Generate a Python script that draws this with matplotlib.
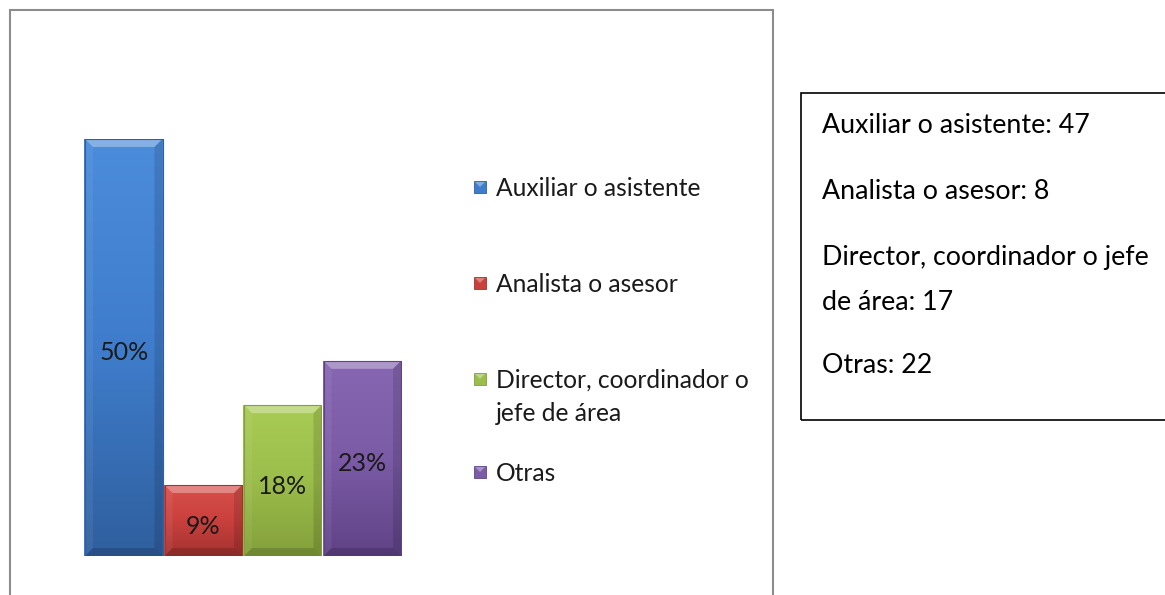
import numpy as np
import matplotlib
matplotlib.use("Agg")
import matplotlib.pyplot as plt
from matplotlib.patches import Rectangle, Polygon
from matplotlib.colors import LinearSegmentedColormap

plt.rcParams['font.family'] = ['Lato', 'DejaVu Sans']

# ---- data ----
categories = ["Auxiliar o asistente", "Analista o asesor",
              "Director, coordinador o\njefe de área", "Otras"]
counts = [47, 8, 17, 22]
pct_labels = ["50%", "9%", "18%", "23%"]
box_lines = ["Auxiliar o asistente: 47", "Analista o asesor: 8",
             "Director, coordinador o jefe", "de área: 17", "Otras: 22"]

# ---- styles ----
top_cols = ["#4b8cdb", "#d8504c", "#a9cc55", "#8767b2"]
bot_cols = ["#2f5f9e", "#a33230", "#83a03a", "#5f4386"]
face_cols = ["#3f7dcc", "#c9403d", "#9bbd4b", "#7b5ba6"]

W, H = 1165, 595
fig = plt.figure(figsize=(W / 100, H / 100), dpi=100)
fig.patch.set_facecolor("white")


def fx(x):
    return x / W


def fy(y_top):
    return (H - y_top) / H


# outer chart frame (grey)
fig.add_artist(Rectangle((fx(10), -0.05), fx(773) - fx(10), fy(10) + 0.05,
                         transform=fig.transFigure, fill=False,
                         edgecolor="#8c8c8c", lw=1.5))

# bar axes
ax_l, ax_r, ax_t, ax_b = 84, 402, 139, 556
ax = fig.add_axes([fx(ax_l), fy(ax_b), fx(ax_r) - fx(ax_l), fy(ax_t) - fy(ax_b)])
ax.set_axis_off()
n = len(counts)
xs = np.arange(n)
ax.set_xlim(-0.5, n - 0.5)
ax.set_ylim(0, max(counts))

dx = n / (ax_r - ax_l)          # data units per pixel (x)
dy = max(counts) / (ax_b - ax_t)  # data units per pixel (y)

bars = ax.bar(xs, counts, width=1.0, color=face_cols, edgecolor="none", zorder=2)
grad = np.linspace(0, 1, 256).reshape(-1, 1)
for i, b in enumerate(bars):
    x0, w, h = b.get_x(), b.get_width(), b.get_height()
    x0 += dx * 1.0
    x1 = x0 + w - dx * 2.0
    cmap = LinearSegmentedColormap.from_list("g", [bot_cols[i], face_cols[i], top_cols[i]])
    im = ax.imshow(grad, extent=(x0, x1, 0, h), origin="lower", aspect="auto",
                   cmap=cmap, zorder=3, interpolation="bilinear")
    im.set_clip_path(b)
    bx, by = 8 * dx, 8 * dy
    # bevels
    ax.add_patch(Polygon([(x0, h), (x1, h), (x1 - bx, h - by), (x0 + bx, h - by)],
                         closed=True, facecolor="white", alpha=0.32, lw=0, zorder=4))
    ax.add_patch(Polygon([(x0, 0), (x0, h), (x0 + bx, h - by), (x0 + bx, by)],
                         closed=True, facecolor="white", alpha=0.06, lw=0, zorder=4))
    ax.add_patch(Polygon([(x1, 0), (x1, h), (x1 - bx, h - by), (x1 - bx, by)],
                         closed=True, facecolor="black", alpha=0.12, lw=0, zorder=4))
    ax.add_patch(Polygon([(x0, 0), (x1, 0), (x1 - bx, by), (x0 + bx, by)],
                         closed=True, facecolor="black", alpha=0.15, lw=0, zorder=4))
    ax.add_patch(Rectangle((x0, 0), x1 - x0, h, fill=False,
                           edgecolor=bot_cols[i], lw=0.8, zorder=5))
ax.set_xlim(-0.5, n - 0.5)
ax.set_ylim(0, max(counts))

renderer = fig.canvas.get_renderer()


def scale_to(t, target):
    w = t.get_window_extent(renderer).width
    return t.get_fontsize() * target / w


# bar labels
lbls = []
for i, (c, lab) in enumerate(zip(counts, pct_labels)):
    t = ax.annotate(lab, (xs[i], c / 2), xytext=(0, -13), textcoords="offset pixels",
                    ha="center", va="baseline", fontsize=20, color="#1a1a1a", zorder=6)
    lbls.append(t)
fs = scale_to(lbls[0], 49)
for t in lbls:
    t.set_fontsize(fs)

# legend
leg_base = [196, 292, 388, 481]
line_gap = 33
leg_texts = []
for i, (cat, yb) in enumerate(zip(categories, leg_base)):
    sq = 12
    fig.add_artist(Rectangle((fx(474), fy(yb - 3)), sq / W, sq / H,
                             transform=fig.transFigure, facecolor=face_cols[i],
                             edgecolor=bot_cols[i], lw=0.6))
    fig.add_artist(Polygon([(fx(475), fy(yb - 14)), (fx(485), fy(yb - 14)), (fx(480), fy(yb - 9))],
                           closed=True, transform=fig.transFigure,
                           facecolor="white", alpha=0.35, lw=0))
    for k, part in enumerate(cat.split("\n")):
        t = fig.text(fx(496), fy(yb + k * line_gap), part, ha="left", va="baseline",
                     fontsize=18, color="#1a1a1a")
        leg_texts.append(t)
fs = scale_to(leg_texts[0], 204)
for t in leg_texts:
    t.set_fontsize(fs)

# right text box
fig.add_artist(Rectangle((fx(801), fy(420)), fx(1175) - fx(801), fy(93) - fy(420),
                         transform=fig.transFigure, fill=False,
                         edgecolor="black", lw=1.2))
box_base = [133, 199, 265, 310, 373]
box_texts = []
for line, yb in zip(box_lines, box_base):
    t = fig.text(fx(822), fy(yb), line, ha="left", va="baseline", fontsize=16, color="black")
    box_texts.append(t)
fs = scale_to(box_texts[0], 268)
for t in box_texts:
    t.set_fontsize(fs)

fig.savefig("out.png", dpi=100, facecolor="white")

┄┄┄┄┄┄┄┄┄┄

## Work to be completed
Go through the listing above and quote it exactly, apart from its images.

## Exercise answer
Generate a Python script that draws this with matplotlib.
import numpy as np
import matplotlib
matplotlib.use("Agg")
import matplotlib.pyplot as plt
from matplotlib.patches import Rectangle, Polygon
from matplotlib.colors import LinearSegmentedColormap

plt.rcParams['font.family'] = ['Lato', 'DejaVu Sans']

# ---- data ----
categories = ["Auxiliar o asistente", "Analista o asesor",
              "Director, coordinador o\njefe de área", "Otras"]
counts = [47, 8, 17, 22]
pct_labels = ["50%", "9%", "18%", "23%"]
box_lines = ["Auxiliar o asistente: 47", "Analista o asesor: 8",
             "Director, coordinador o jefe", "de área: 17", "Otras: 22"]

# ---- styles ----
top_cols = ["#4b8cdb", "#d8504c", "#a9cc55", "#8767b2"]
bot_cols = ["#2f5f9e", "#a33230", "#83a03a", "#5f4386"]
face_cols = ["#3f7dcc", "#c9403d", "#9bbd4b", "#7b5ba6"]

W, H = 1165, 595
fig = plt.figure(figsize=(W / 100, H / 100), dpi=100)
fig.patch.set_facecolor("white")


def fx(x):
    return x / W


def fy(y_top):
    return (H - y_top) / H


# outer chart frame (grey)
fig.add_artist(Rectangle((fx(10), -0.05), fx(773) - fx(10), fy(10) + 0.05,
                         transform=fig.transFigure, fill=False,
                         edgecolor="#8c8c8c", lw=1.5))

# bar axes
ax_l, ax_r, ax_t, ax_b = 84, 402, 139, 556
ax = fig.add_axes([fx(ax_l), fy(ax_b), fx(ax_r) - fx(ax_l), fy(ax_t) - fy(ax_b)])
ax.set_axis_off()
n = len(counts)
xs = np.arange(n)
ax.set_xlim(-0.5, n - 0.5)
ax.set_ylim(0, max(counts))

dx = n / (ax_r - ax_l)          # data units per pixel (x)
dy = max(counts) / (ax_b - ax_t)  # data units per pixel (y)

bars = ax.bar(xs, counts, width=1.0, color=face_cols, edgecolor="none", zorder=2)
grad = np.linspace(0, 1, 256).reshape(-1, 1)
for i, b in enumerate(bars):
    x0, w, h = b.get_x(), b.get_width(), b.get_height()
    x0 += dx * 1.0
    x1 = x0 + w - dx * 2.0
    cmap = LinearSegmentedColormap.from_list("g", [bot_cols[i], face_cols[i], top_cols[i]])
    im = ax.imshow(grad, extent=(x0, x1, 0, h), origin="lower", aspect="auto",
                   cmap=cmap, zorder=3, interpolation="bilinear")
    im.set_clip_path(b)
    bx, by = 8 * dx, 8 * dy
    # bevels
    ax.add_patch(Polygon([(x0, h), (x1, h), (x1 - bx, h - by), (x0 + bx, h - by)],
                         closed=True, facecolor="white", alpha=0.32, lw=0, zorder=4))
    ax.add_patch(Polygon([(x0, 0), (x0, h), (x0 + bx, h - by), (x0 + bx, by)],
                         closed=True, facecolor="white", alpha=0.06, lw=0, zorder=4))
    ax.add_patch(Polygon([(x1, 0), (x1, h), (x1 - bx, h - by), (x1 - bx, by)],
                         closed=True, facecolor="black", alpha=0.12, lw=0, zorder=4))
    ax.add_patch(Polygon([(x0, 0), (x1, 0), (x1 - bx, by), (x0 + bx, by)],
                         closed=True, facecolor="black", alpha=0.15, lw=0, zorder=4))
    ax.add_patch(Rectangle((x0, 0), x1 - x0, h, fill=False,
                           edgecolor=bot_cols[i], lw=0.8, zorder=5))
ax.set_xlim(-0.5, n - 0.5)
ax.set_ylim(0, max(counts))

renderer = fig.canvas.get_renderer()


def scale_to(t, target):
    w = t.get_window_extent(renderer).width
    return t.get_fontsize() * target / w


# bar labels
lbls = []
for i, (c, lab) in enumerate(zip(counts, pct_labels)):
    t = ax.annotate(lab, (xs[i], c / 2), xytext=(0, -13), textcoords="offset pixels",
                    ha="center", va="baseline", fontsize=20, color="#1a1a1a", zorder=6)
    lbls.append(t)
fs = scale_to(lbls[0], 49)
for t in lbls:
    t.set_fontsize(fs)

# legend
leg_base = [196, 292, 388, 481]
line_gap = 33
leg_texts = []
for i, (cat, yb) in enumerate(zip(categories, leg_base)):
    sq = 12
    fig.add_artist(Rectangle((fx(474), fy(yb - 3)), sq / W, sq / H,
                             transform=fig.transFigure, facecolor=face_cols[i],
                             edgecolor=bot_cols[i], lw=0.6))
    fig.add_artist(Polygon([(fx(475), fy(yb - 14)), (fx(485), fy(yb - 14)), (fx(480), fy(yb - 9))],
                           closed=True, transform=fig.transFigure,
                           facecolor="white", alpha=0.35, lw=0))
    for k, part in enumerate(cat.split("\n")):
        t = fig.text(fx(496), fy(yb + k * line_gap), part, ha="left", va="baseline",
                     fontsize=18, color="#1a1a1a")
        leg_texts.append(t)
fs = scale_to(leg_texts[0], 204)
for t in leg_texts:
    t.set_fontsize(fs)

# right text box
fig.add_artist(Rectangle((fx(801), fy(420)), fx(1175) - fx(801), fy(93) - fy(420),
                         transform=fig.transFigure, fill=False,
                         edgecolor="black", lw=1.2))
box_base = [133, 199, 265, 310, 373]
box_texts = []
for line, yb in zip(box_lines, box_base):
    t = fig.text(fx(822), fy(yb), line, ha="left", va="baseline", fontsize=16, color="black")
    box_texts.append(t)
fs = scale_to(box_texts[0], 268)
for t in box_texts:
    t.set_fontsize(fs)

fig.savefig("out.png", dpi=100, facecolor="white")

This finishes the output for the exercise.